[start of Exercise materials]
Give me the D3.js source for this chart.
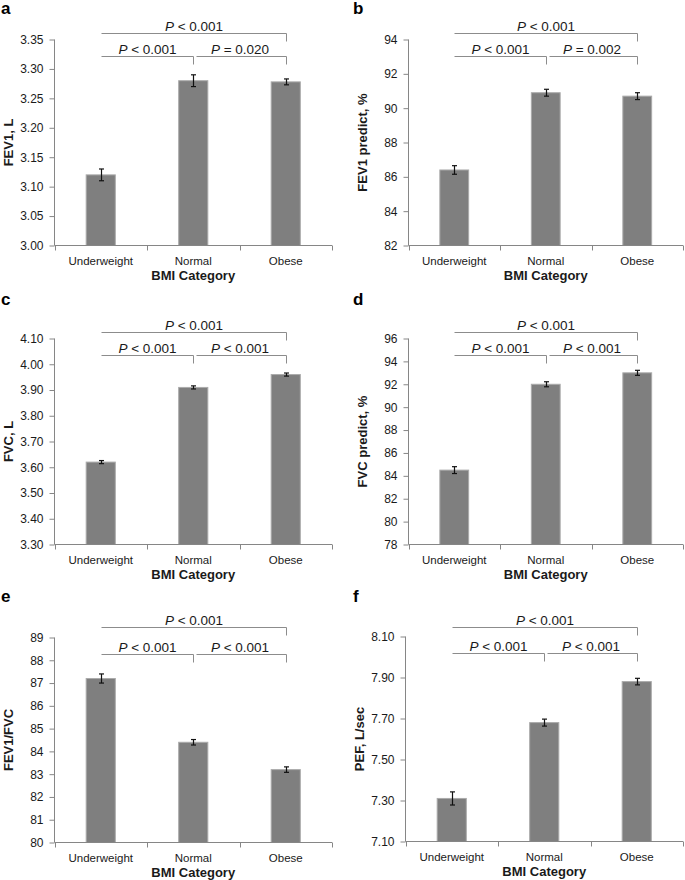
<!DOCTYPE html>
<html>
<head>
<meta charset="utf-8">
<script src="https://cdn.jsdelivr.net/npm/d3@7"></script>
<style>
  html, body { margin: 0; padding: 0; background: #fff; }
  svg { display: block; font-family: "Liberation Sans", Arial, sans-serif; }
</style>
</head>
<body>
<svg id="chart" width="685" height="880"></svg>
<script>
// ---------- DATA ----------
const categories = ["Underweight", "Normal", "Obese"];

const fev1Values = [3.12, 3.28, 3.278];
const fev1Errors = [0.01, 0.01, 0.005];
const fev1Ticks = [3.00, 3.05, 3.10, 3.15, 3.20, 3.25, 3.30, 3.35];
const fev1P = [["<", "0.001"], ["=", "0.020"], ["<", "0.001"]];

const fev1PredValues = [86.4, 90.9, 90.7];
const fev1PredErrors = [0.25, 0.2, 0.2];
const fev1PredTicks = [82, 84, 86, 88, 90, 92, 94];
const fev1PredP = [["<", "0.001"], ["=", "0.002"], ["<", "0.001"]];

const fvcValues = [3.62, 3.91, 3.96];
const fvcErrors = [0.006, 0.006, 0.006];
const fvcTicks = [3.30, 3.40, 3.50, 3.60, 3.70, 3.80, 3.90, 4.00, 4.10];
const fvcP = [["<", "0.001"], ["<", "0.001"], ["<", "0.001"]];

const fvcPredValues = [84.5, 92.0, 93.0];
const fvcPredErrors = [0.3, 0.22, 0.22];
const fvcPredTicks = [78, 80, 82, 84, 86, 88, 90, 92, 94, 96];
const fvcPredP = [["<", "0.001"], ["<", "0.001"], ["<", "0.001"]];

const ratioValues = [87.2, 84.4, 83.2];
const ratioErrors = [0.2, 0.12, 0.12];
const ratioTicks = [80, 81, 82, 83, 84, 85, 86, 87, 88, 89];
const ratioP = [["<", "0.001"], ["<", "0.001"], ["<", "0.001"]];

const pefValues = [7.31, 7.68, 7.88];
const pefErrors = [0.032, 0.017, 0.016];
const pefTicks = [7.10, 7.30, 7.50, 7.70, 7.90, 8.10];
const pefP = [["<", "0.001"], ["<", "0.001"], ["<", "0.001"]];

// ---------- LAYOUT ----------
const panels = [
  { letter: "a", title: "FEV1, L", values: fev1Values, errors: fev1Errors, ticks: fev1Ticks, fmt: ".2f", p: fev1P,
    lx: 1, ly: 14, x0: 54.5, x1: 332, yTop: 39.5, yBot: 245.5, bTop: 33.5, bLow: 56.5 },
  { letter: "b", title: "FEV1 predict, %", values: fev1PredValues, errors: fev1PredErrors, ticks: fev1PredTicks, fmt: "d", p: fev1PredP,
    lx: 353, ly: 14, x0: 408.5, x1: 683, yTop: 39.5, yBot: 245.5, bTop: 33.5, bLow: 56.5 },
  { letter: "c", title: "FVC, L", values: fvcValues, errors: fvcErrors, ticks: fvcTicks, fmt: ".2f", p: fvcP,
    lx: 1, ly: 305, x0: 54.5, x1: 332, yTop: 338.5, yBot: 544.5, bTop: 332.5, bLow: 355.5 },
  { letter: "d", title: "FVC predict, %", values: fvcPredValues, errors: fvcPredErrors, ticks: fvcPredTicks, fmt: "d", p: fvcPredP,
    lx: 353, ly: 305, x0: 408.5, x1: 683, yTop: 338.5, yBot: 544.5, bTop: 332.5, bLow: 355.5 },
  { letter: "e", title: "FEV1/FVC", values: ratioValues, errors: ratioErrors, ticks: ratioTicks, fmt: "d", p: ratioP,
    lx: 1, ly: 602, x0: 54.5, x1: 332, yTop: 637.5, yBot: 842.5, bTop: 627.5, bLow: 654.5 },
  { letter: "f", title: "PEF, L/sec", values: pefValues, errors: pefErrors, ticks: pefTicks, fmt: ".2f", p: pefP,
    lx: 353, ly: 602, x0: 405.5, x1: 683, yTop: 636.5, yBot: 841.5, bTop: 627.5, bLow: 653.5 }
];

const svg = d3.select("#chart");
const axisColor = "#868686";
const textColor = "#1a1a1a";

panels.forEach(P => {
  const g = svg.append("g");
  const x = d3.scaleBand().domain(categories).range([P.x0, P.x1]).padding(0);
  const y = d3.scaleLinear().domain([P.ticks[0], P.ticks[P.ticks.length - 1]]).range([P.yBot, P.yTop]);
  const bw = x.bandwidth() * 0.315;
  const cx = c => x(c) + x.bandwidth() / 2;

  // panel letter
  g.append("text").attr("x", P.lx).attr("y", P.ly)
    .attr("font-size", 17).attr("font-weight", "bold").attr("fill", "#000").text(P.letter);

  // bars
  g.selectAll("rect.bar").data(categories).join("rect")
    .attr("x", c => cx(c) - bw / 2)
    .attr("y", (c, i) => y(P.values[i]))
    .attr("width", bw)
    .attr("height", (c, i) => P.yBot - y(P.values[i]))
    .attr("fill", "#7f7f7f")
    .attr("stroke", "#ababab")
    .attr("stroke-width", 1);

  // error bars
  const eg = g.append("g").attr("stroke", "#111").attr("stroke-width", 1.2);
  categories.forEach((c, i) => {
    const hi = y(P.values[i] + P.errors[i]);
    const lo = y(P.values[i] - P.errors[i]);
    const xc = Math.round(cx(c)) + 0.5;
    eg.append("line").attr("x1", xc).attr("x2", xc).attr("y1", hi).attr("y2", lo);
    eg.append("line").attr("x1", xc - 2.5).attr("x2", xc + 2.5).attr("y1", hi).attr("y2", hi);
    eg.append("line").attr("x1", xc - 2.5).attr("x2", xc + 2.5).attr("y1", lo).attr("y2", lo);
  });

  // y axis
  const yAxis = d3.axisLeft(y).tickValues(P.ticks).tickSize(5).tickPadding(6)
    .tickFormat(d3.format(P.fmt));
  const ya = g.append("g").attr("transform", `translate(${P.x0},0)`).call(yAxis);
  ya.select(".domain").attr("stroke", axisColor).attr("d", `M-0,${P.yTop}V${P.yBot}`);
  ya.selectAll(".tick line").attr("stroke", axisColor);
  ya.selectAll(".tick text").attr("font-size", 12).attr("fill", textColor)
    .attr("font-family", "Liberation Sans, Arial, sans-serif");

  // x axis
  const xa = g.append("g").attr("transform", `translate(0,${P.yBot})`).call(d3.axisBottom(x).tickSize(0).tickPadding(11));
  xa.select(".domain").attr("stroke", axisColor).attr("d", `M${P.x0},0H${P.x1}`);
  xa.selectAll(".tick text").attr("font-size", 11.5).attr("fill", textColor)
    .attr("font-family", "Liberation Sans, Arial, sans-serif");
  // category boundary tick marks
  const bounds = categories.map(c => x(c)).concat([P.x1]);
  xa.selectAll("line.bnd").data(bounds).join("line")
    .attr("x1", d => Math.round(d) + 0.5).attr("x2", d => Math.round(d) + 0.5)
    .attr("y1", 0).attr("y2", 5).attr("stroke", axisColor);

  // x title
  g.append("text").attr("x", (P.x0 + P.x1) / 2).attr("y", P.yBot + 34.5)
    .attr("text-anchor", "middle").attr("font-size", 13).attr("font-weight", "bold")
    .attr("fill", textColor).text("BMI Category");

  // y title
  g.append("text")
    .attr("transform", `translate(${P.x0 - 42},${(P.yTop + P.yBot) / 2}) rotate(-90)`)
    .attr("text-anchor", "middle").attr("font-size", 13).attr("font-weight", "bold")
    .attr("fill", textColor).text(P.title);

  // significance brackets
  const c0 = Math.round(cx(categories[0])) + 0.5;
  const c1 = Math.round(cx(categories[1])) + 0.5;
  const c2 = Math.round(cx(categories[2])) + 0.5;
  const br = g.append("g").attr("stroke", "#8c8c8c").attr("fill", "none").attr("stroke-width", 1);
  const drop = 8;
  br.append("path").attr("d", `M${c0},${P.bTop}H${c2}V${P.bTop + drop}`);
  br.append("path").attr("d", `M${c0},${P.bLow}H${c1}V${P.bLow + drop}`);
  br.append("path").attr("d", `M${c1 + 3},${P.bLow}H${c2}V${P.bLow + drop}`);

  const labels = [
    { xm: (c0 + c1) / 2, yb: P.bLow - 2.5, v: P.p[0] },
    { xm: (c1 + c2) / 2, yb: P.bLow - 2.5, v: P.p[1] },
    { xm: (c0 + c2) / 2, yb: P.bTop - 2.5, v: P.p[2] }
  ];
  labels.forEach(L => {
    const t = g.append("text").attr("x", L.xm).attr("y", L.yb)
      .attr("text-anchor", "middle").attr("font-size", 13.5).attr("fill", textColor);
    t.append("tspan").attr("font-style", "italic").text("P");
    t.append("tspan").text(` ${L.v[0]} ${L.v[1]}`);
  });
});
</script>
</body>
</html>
[end of Exercise materials]
[start of Exercise materials]
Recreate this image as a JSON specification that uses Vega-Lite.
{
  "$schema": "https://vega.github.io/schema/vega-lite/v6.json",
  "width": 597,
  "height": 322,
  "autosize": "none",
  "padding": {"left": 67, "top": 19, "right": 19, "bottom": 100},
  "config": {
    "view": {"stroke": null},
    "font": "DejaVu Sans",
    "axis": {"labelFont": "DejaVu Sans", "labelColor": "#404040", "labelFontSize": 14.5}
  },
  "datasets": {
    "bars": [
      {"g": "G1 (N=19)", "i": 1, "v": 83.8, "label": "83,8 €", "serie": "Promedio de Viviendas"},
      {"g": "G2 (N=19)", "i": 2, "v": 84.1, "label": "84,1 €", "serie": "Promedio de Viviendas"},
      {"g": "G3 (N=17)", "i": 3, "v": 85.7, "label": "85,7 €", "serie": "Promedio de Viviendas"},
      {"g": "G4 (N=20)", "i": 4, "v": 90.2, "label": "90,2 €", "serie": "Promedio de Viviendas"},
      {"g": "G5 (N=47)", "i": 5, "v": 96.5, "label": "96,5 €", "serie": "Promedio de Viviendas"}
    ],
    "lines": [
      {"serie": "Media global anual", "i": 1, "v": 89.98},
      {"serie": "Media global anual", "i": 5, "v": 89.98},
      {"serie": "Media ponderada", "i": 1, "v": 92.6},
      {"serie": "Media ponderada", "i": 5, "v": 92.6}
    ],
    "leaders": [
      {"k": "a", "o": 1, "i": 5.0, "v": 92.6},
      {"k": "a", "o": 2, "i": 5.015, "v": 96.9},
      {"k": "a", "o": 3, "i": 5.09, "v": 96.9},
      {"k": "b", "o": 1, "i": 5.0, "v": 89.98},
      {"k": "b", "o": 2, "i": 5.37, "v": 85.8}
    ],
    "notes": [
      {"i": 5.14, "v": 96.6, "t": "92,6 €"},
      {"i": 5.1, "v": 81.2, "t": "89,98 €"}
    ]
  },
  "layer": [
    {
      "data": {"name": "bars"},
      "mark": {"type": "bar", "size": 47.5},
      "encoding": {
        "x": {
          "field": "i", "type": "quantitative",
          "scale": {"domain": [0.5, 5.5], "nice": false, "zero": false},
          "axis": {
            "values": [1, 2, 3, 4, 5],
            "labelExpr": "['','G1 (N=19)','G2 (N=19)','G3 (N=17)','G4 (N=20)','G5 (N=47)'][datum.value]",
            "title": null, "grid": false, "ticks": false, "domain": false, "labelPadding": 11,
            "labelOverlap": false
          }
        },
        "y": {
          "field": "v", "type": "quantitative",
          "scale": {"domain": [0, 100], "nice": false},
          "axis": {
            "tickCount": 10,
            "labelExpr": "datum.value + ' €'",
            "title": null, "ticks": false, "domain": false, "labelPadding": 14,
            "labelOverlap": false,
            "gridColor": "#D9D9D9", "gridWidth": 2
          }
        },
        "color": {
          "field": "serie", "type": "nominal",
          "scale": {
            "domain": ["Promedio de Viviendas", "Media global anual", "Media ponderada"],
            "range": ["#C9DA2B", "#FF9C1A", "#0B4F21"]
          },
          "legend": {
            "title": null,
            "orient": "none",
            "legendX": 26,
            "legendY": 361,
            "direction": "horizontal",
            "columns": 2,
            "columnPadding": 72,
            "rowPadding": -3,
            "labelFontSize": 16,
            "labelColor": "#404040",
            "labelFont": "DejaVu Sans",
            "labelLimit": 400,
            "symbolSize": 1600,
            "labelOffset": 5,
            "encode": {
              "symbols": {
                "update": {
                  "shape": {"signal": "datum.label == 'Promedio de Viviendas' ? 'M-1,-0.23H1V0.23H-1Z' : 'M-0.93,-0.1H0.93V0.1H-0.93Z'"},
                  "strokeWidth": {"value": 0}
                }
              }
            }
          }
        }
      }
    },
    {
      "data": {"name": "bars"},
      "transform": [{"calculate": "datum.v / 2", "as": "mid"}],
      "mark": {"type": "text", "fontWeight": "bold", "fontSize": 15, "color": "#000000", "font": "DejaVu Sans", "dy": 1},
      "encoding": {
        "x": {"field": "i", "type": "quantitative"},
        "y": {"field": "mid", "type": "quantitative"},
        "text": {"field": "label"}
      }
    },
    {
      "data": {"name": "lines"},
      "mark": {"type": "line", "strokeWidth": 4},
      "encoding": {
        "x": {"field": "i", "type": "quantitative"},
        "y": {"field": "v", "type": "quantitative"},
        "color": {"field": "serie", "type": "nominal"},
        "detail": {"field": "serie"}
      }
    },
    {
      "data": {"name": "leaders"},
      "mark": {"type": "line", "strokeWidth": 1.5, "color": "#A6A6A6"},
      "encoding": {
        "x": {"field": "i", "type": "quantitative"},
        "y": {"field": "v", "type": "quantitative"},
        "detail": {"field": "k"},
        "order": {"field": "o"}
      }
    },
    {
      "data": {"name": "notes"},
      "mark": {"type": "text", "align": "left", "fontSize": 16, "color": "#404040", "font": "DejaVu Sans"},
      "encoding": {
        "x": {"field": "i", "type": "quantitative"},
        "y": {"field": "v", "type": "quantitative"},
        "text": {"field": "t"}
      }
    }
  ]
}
[end of Exercise materials]
From the data, pick out every line that includes "this".

Give me the D3.js source for this chart.
Recreate this image as a JSON specification that uses Vega-Lite.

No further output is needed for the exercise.